PROBLEM:
Output exactly the lines from the first line of the records below through the line containing "fig = plt.figure(figsize=(W", both included, leaving out any pictures.

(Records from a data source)
┄┄┄┄┄┄

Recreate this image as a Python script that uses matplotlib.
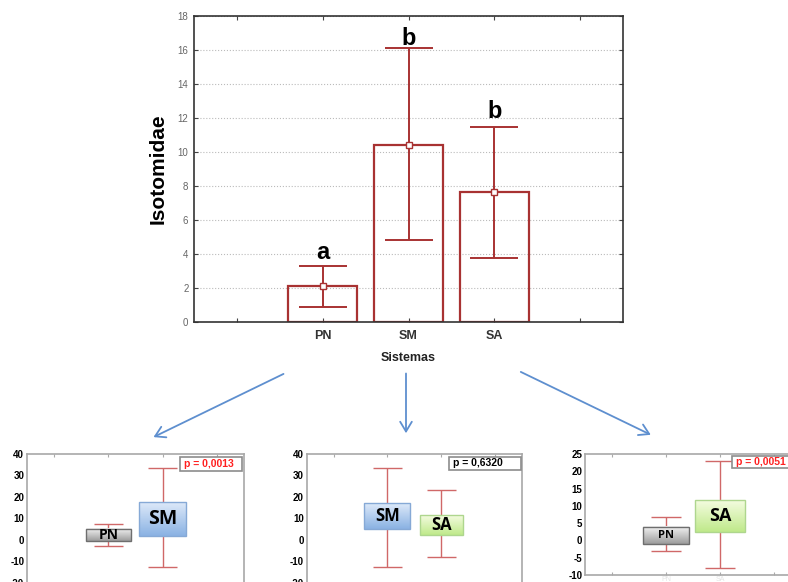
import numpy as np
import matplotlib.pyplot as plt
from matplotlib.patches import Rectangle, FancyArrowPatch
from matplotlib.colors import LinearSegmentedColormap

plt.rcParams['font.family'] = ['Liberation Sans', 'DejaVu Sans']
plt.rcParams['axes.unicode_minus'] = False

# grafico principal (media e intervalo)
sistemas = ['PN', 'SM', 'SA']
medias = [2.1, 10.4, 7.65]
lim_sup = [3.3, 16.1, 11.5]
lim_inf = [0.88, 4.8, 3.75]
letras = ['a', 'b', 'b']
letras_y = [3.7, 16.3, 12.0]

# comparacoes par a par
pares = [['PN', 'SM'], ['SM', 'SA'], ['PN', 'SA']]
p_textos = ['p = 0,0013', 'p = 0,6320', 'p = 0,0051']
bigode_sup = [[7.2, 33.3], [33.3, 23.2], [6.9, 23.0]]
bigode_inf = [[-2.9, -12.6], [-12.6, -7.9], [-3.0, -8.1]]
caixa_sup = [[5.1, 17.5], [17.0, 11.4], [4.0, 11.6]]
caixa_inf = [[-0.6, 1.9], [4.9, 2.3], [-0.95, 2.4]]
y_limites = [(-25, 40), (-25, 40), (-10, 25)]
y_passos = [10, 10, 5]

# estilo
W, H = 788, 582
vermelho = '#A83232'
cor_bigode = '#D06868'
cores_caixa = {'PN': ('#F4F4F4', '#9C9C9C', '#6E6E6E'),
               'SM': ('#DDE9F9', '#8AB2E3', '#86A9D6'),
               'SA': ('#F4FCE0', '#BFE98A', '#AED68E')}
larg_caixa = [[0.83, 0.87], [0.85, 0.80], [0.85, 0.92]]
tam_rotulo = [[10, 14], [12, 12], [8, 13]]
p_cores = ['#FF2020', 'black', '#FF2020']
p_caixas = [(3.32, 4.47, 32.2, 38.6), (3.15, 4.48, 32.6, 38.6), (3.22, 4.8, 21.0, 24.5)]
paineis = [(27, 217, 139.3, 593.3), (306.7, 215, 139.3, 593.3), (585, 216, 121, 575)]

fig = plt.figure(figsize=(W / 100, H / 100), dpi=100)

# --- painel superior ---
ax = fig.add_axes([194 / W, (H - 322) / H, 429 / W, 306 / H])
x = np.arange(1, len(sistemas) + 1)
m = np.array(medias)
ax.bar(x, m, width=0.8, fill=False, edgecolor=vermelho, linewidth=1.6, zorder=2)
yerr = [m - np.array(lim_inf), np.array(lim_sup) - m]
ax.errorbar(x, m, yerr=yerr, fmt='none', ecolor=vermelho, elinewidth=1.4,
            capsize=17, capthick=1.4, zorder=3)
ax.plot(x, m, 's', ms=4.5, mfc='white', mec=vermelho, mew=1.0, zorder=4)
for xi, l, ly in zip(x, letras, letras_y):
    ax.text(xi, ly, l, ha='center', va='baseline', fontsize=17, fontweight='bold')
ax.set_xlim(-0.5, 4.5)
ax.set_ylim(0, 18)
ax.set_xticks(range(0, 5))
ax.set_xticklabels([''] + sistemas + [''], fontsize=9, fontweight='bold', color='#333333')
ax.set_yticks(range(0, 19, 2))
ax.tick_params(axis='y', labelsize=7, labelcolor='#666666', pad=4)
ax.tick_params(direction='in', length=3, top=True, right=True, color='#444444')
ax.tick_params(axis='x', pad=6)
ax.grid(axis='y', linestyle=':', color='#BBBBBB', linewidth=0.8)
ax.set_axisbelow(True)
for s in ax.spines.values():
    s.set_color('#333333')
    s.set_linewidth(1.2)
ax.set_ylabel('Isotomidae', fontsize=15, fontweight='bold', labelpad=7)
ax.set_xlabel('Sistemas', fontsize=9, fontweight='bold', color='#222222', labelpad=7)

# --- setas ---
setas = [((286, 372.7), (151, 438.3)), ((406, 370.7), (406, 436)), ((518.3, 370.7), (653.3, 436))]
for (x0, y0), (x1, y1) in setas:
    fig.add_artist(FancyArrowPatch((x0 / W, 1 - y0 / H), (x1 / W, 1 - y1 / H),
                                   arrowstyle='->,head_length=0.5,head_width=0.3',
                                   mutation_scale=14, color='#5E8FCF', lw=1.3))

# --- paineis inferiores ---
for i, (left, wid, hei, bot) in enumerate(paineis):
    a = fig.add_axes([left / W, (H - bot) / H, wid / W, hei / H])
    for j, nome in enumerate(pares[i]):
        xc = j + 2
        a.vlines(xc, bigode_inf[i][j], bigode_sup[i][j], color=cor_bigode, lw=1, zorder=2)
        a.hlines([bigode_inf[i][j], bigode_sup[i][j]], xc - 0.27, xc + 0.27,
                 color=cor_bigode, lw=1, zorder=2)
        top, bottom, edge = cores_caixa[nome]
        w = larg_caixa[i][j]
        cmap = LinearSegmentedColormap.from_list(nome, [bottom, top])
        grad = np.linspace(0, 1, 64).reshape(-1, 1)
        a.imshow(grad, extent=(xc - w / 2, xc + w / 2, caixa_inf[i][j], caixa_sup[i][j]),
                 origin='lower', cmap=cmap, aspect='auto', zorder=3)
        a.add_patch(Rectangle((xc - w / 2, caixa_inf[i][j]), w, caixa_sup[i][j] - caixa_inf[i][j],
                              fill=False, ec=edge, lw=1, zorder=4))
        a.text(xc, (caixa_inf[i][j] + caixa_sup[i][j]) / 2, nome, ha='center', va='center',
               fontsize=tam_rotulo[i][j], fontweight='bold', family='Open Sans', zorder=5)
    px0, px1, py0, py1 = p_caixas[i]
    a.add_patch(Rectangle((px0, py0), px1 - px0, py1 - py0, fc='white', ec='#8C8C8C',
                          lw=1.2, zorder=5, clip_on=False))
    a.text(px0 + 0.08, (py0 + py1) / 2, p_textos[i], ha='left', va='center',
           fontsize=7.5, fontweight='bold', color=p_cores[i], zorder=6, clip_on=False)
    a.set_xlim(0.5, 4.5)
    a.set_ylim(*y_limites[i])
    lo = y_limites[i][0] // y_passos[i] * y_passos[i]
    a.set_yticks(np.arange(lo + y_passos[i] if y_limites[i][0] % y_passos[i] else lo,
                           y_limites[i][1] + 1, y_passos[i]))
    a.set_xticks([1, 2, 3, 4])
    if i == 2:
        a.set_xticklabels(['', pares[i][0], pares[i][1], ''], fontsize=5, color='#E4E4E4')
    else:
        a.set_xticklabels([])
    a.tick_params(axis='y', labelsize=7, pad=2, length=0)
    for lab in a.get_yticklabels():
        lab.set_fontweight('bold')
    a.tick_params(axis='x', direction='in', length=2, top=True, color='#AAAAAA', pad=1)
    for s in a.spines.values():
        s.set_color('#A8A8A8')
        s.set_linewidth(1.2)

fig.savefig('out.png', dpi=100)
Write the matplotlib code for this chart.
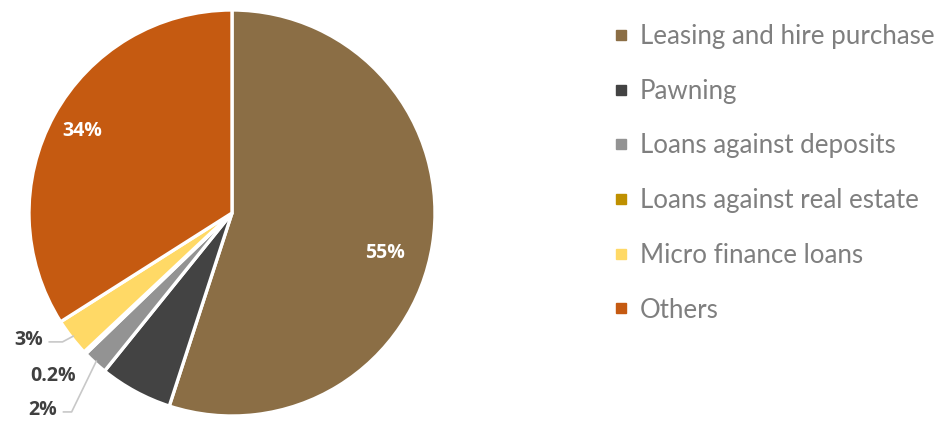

┄┄┄┄┄┄

RESULT OF THIS TASK:
Recreate this image as a Python script that uses matplotlib.
import numpy as np
import matplotlib.pyplot as plt
from matplotlib.patches import Rectangle, FancyArrowPatch
from matplotlib.colors import LinearSegmentedColormap

plt.rcParams['font.family'] = ['Liberation Sans', 'DejaVu Sans']
plt.rcParams['axes.unicode_minus'] = False

# grafico principal (media e intervalo)
sistemas = ['PN', 'SM', 'SA']
medias = [2.1, 10.4, 7.65]
lim_sup = [3.3, 16.1, 11.5]
lim_inf = [0.88, 4.8, 3.75]
letras = ['a', 'b', 'b']
letras_y = [3.7, 16.3, 12.0]

# comparacoes par a par
pares = [['PN', 'SM'], ['SM', 'SA'], ['PN', 'SA']]
p_textos = ['p = 0,0013', 'p = 0,6320', 'p = 0,0051']
bigode_sup = [[7.2, 33.3], [33.3, 23.2], [6.9, 23.0]]
bigode_inf = [[-2.9, -12.6], [-12.6, -7.9], [-3.0, -8.1]]
caixa_sup = [[5.1, 17.5], [17.0, 11.4], [4.0, 11.6]]
caixa_inf = [[-0.6, 1.9], [4.9, 2.3], [-0.95, 2.4]]
y_limites = [(-25, 40), (-25, 40), (-10, 25)]
y_passos = [10, 10, 5]

# estilo
W, H = 788, 582
vermelho = '#A83232'
cor_bigode = '#D06868'
cores_caixa = {'PN': ('#F4F4F4', '#9C9C9C', '#6E6E6E'),
               'SM': ('#DDE9F9', '#8AB2E3', '#86A9D6'),
               'SA': ('#F4FCE0', '#BFE98A', '#AED68E')}
larg_caixa = [[0.83, 0.87], [0.85, 0.80], [0.85, 0.92]]
tam_rotulo = [[10, 14], [12, 12], [8, 13]]
p_cores = ['#FF2020', 'black', '#FF2020']
p_caixas = [(3.32, 4.47, 32.2, 38.6), (3.15, 4.48, 32.6, 38.6), (3.22, 4.8, 21.0, 24.5)]
paineis = [(27, 217, 139.3, 593.3), (306.7, 215, 139.3, 593.3), (585, 216, 121, 575)]

fig = plt.figure(figsize=(W / 100, H / 100), dpi=100)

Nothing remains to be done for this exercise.